Prompt:
Set down the full listing exactly as given. Any pictures are to be left out.

Given information:
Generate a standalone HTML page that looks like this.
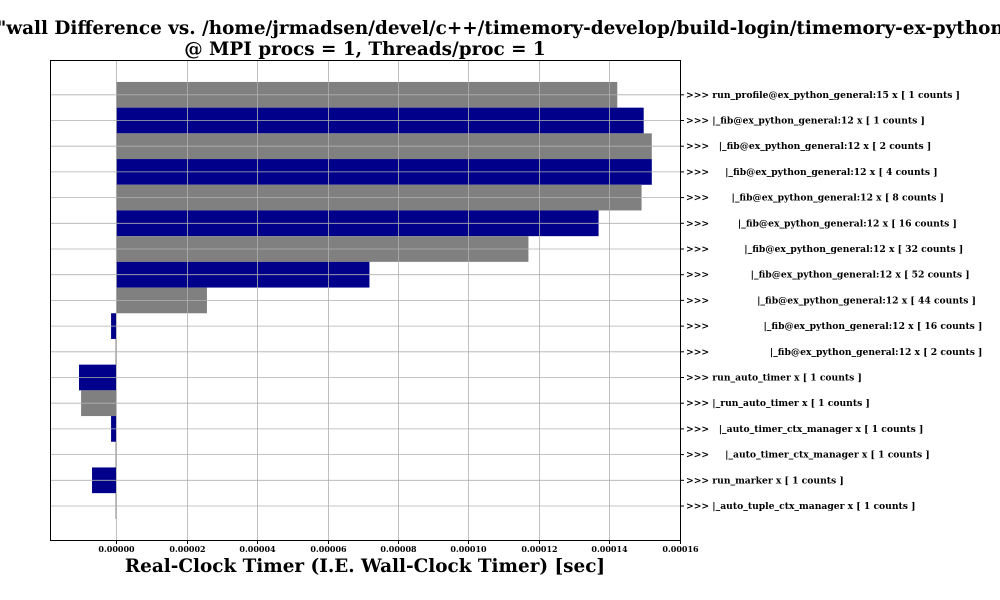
<!DOCTYPE html>
<html><head><meta charset="utf-8"><style>
html,body{margin:0;padding:0;background:#fff;overflow:hidden}
svg{display:block;font-family:"DejaVu Serif","Liberation Serif",serif}
</style></head><body>
<svg id="chart" width="1000" height="600" xmlns="http://www.w3.org/2000/svg">
<text x="497" y="34" text-anchor="middle" font-size="18.4" font-weight="bold">r "wall Difference vs. /home/jrmadsen/devel/c++/timemory-develop/build-login/timemory-ex-python"</text>
<text x="365" y="55" text-anchor="middle" font-size="18.4" font-weight="bold">@ MPI procs = 1, Threads/proc = 1</text>
<g id="bars"></g><g id="grid"></g><g id="axes"></g>
<rect x="50.5" y="60.5" width="630" height="480" fill="none" stroke="#000" stroke-width="1"/>
<text x="365" y="572" text-anchor="middle" font-size="18.4" font-weight="bold">Real-Clock Timer (I.E. Wall-Clock Timer) [sec]</text>
</svg>
<script>
const categories = [
">>> run_profile@ex_python_general:15 x [ 1 counts ]",
">>> |_fib@ex_python_general:12 x [ 1 counts ]",
">>>   |_fib@ex_python_general:12 x [ 2 counts ]",
">>>     |_fib@ex_python_general:12 x [ 4 counts ]",
">>>       |_fib@ex_python_general:12 x [ 8 counts ]",
">>>         |_fib@ex_python_general:12 x [ 16 counts ]",
">>>           |_fib@ex_python_general:12 x [ 32 counts ]",
">>>             |_fib@ex_python_general:12 x [ 52 counts ]",
">>>               |_fib@ex_python_general:12 x [ 44 counts ]",
">>>                 |_fib@ex_python_general:12 x [ 16 counts ]",
">>>                   |_fib@ex_python_general:12 x [ 2 counts ]",
">>> run_auto_timer x [ 1 counts ]",
">>> |_run_auto_timer x [ 1 counts ]",
">>>   |_auto_timer_ctx_manager x [ 1 counts ]",
">>>     |_auto_timer_ctx_manager x [ 1 counts ]",
">>> run_marker x [ 1 counts ]",
">>> |_auto_tuple_ctx_manager x [ 1 counts ]"
];
const values = [0.0001422,0.0001497,0.000152,0.000152,0.0001491,0.0001369,0.000117,0.0000719,0.0000258,-0.0000014,0,-0.0000105,-0.0000099,-0.0000014,0,-0.0000068,0];
const xTicks = [0,0.00002,0.00004,0.00006,0.00008,0.0001,0.00012,0.00014,0.00016];
const xTickLabels = ["0.00000","0.00002","0.00004","0.00006","0.00008","0.00010","0.00012","0.00014","0.00016"];

const NS="http://www.w3.org/2000/svg";
const X0=116, PX=564/0.00016;
const xs=v=>X0+v*PX;
const Y0=94.8, DY=25.7;
const ys=i=>Y0+i*DY;
function mk(tag,attrs,parent){const e=document.createElementNS(NS,tag);for(const k in attrs)e.setAttribute(k,attrs[k]);parent.appendChild(e);return e;}
const grid=document.getElementById('grid'),bars=document.getElementById('bars'),axes=document.getElementById('axes');
xTicks.forEach((t,i)=>{
  const x=Math.round(xs(t))+0.5;
  const g=mk('line',{x1:x,x2:x,y1:60,y2:540,stroke:'#b0b0b0','stroke-width':0.8},grid);
  
  
  const tk=mk('line',{x1:x,x2:x,y1:540,y2:544,stroke:'#000'},axes);
  
  
  const tl=mk('text',{x:x,y:552,'text-anchor':'middle','font-size':8,'font-weight':'bold'},axes);
  tl.textContent=xTickLabels[i];
  
  
});
categories.forEach((c,i)=>{
  const y=ys(i);
  const g=mk('line',{x1:50,x2:680,y1:y,y2:y,stroke:'#b0b0b0','stroke-width':0.8},grid);
  
  
  const v=values[i];
  const x1=xs(Math.min(0,v)), x2=xs(Math.max(0,v));
  const b=mk('rect',{x:x1,y:y-DY/2,width:Math.max(x2-x1,0),height:DY,fill:i%2===0?'#808080':'#00008b'},bars);
  
  
  if(v===0){const z=mk('line',{x1:X0,x2:X0,y1:y-DY/2,y2:y+DY/2,stroke:'#808080','stroke-width':1},bars);
    
    }
  const tk=mk('line',{x1:680,x2:684,y1:y,y2:y,stroke:'#000'},axes);
  
  
  const tl=mk('text',{x:686,y:y+3,'font-size':9.2,'font-weight':'bold','xml:space':'preserve'},axes);
  tl.style.whiteSpace='pre';
  tl.textContent=c;
  
  
});
</script>
</body></html>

In response:
Generate a standalone HTML page that looks like this.
<!DOCTYPE html>
<html><head><meta charset="utf-8"><style>
html,body{margin:0;padding:0;background:#fff;overflow:hidden}
svg{display:block;font-family:"DejaVu Serif","Liberation Serif",serif}
</style></head><body>
<svg id="chart" width="1000" height="600" xmlns="http://www.w3.org/2000/svg">
<text x="497" y="34" text-anchor="middle" font-size="18.4" font-weight="bold">r "wall Difference vs. /home/jrmadsen/devel/c++/timemory-develop/build-login/timemory-ex-python"</text>
<text x="365" y="55" text-anchor="middle" font-size="18.4" font-weight="bold">@ MPI procs = 1, Threads/proc = 1</text>
<g id="bars"></g><g id="grid"></g><g id="axes"></g>
<rect x="50.5" y="60.5" width="630" height="480" fill="none" stroke="#000" stroke-width="1"/>
<text x="365" y="572" text-anchor="middle" font-size="18.4" font-weight="bold">Real-Clock Timer (I.E. Wall-Clock Timer) [sec]</text>
</svg>
<script>
const categories = [
">>> run_profile@ex_python_general:15 x [ 1 counts ]",
">>> |_fib@ex_python_general:12 x [ 1 counts ]",
">>>   |_fib@ex_python_general:12 x [ 2 counts ]",
">>>     |_fib@ex_python_general:12 x [ 4 counts ]",
">>>       |_fib@ex_python_general:12 x [ 8 counts ]",
">>>         |_fib@ex_python_general:12 x [ 16 counts ]",
">>>           |_fib@ex_python_general:12 x [ 32 counts ]",
">>>             |_fib@ex_python_general:12 x [ 52 counts ]",
">>>               |_fib@ex_python_general:12 x [ 44 counts ]",
">>>                 |_fib@ex_python_general:12 x [ 16 counts ]",
">>>                   |_fib@ex_python_general:12 x [ 2 counts ]",
">>> run_auto_timer x [ 1 counts ]",
">>> |_run_auto_timer x [ 1 counts ]",
">>>   |_auto_timer_ctx_manager x [ 1 counts ]",
">>>     |_auto_timer_ctx_manager x [ 1 counts ]",
">>> run_marker x [ 1 counts ]",
">>> |_auto_tuple_ctx_manager x [ 1 counts ]"
];
const values = [0.0001422,0.0001497,0.000152,0.000152,0.0001491,0.0001369,0.000117,0.0000719,0.0000258,-0.0000014,0,-0.0000105,-0.0000099,-0.0000014,0,-0.0000068,0];
const xTicks = [0,0.00002,0.00004,0.00006,0.00008,0.0001,0.00012,0.00014,0.00016];
const xTickLabels = ["0.00000","0.00002","0.00004","0.00006","0.00008","0.00010","0.00012","0.00014","0.00016"];

const NS="http://www.w3.org/2000/svg";
const X0=116, PX=564/0.00016;
const xs=v=>X0+v*PX;
const Y0=94.8, DY=25.7;
const ys=i=>Y0+i*DY;
function mk(tag,attrs,parent){const e=document.createElementNS(NS,tag);for(const k in attrs)e.setAttribute(k,attrs[k]);parent.appendChild(e);return e;}
const grid=document.getElementById('grid'),bars=document.getElementById('bars'),axes=document.getElementById('axes');
xTicks.forEach((t,i)=>{
  const x=Math.round(xs(t))+0.5;
  const g=mk('line',{x1:x,x2:x,y1:60,y2:540,stroke:'#b0b0b0','stroke-width':0.8},grid);
  
  
  const tk=mk('line',{x1:x,x2:x,y1:540,y2:544,stroke:'#000'},axes);
  
  
  const tl=mk('text',{x:x,y:552,'text-anchor':'middle','font-size':8,'font-weight':'bold'},axes);
  tl.textContent=xTickLabels[i];
  
  
});
categories.forEach((c,i)=>{
  const y=ys(i);
  const g=mk('line',{x1:50,x2:680,y1:y,y2:y,stroke:'#b0b0b0','stroke-width':0.8},grid);
  
  
  const v=values[i];
  const x1=xs(Math.min(0,v)), x2=xs(Math.max(0,v));
  const b=mk('rect',{x:x1,y:y-DY/2,width:Math.max(x2-x1,0),height:DY,fill:i%2===0?'#808080':'#00008b'},bars);
  
  
  if(v===0){const z=mk('line',{x1:X0,x2:X0,y1:y-DY/2,y2:y+DY/2,stroke:'#808080','stroke-width':1},bars);
    
    }
  const tk=mk('line',{x1:680,x2:684,y1:y,y2:y,stroke:'#000'},axes);
  
  
  const tl=mk('text',{x:686,y:y+3,'font-size':9.2,'font-weight':'bold','xml:space':'preserve'},axes);
  tl.style.whiteSpace='pre';
  tl.textContent=c;
  
  
});
</script>
</body></html>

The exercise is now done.